Derivate of the cofactor and the determinant $\newcommand{\Cof}{\operatorname{Cof}}$
$\newcommand{\Det}{\operatorname{Det}}$
$\newcommand{\id}{\operatorname{Id}}$
$\newcommand{\tr}{\operatorname{Tr}}$
Let $A(t)$ be a smooth path in $M_d(\mathbb{R})$, $A(0)=A,\dot A(0)=B$.
By differentiation the identity $(\Cof A)^T \circ A=\Det A \cdot \id$, one gets
$$(*) \, \, \big(d(\Cof)_A(B)\big)^T \circ A + (\Cof A)^T \circ B = \tr (\Cof A)^T B) \cdot \id= \langle \Cof A , B\rangle \cdot \id$$
(The derivative of the determinant is known as Jacobi's formula).
From this, at least in the case when $A$ is invertible we can deduce that
$$ \big(d(\Cof)_A(B)\big)^T    = \big(\langle \Cof A , B\rangle \cdot \id -(\Cof A)^T \circ B \big)A^{-1},$$ hence
$$ d(\Cof)_A(B)   = (A^{T})^{-1}\big(\langle \Cof A , B\rangle \cdot \id - B^T \circ \Cof A  \big) $$
Questions:


*

*Does equation $(*)$ uniquely determine $d(\Cof)_A(B)$ even when $A$ is singular?
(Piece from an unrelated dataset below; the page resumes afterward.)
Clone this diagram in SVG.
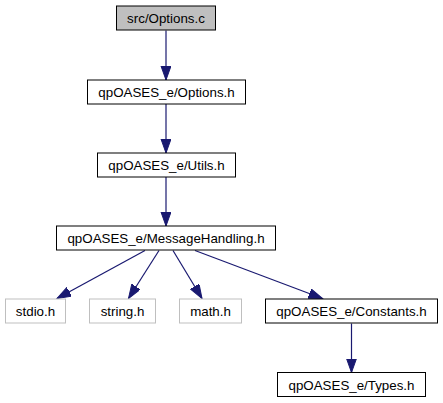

Is there a closed formula for $d(\Cof)_A(B)$ in this case?

*Is there a more "direct way" to calculate $d(\Cof)_A(B)$? (without relying on Jacobi's formula)
Remark: As a corollary from $(*)$ we get $ \tr \bigg( \big(d(\Cof)_A(B)\big)^T \circ A \bigg) = (d-1) \tr (\Cof A)^T B) $
This is interesting since the cofactor essentially measures the action of the linear map $A$ on $d-1$ dimensional parallelepiped, so maybe there is a "geometric" way to see this immediately.
 A: Let $Cof_{ij}(A)=(-1)^{i+j}\det(\Delta_{ij}(A))$, where $\Delta_{ij}(A)$ is the submatrix obtained from $A$ by deleting row $i$ and column $j$. Notice that $\Delta_{ij}(\cdot)$ is a linear transformation. Let $Adj(D)$ be the adjugate matrix of $D$.
Let $\{e_1,\ldots,e_d\}$ be the canonical basis of $\mathbb{R}^d$. 
Now, $d(Cof)_A(e_me_n^t)=\lim_{h\rightarrow 0}\dfrac{Cof(A+h e_me_n^t)-Cof(A)}{h}$.
$Cof_{ij}(A+h e_me_n^t)=(-1)^{i+j}\det(\Delta_{ij}(A+h e_me_n^t))=$
$(-1)^{i+j}\det(\Delta_{ij}(A)+h \Delta_{ij}(e_me_n^t))=
(-1)^{i+j}\det(\Delta_{ij}(A)+h\ uv^t)=$
By the matrix determinant lemma,
$=(-1)^{i+j}\det(\Delta_{ij}(A))+(-1)^{i+j}h\ (v^tAdj(\Delta_{ij}(A))u)$
$=(-1)^{i+j}\det(\Delta_{ij}(A))+(-1)^{i+j}h\ tr(Adj(\Delta_{ij}(A))uv^t)$ 
$=(-1)^{i+j}\det(\Delta_{ij}(A))+(-1)^{i+j}h\ tr(Adj(\Delta_{ij}(A))\Delta_{ij}(e_me_n^t))$
$=Cof_{ij}(A)+h\ (-1)^{i+j}\ tr(Adj(\Delta_{ij}(A))\Delta_{ij}(e_me_n^t))$.
Thus, $d(Cof)_A(e_me_n^t)=((-1)^{i+j}\ tr(Adj(\Delta_{ij}(A))\Delta_{ij}(e_me_n^t)))_{i,j}$.
Since $B=\sum_{m,n=1}^db_{m,n}e_me_n^t$ then $d(Cof)_A(B)=((-1)^{i+j}\ tr(Adj(\Delta_{ij}(A))\Delta_{ij}(B)))_{i,j}$.
A: As mentioned by Daniel, when $\operatorname{rank}(A) \le d-2$, $\operatorname{Cof}(A)=0$, hence equation $(*)$ becomes
$$ \big(d(\operatorname{Cof})_A(B)\big)^T A=0$$
However, the equation $XA=0$ has infinitely many solutions, as can be seen as follows:
Look at the linear map $T:M_d \to M_d$, defined by $T(X)=X^TA$. $T$ is not surjective, since every matrix in its image has rank smaller than $d-1$. Thus, $T$ is not injective.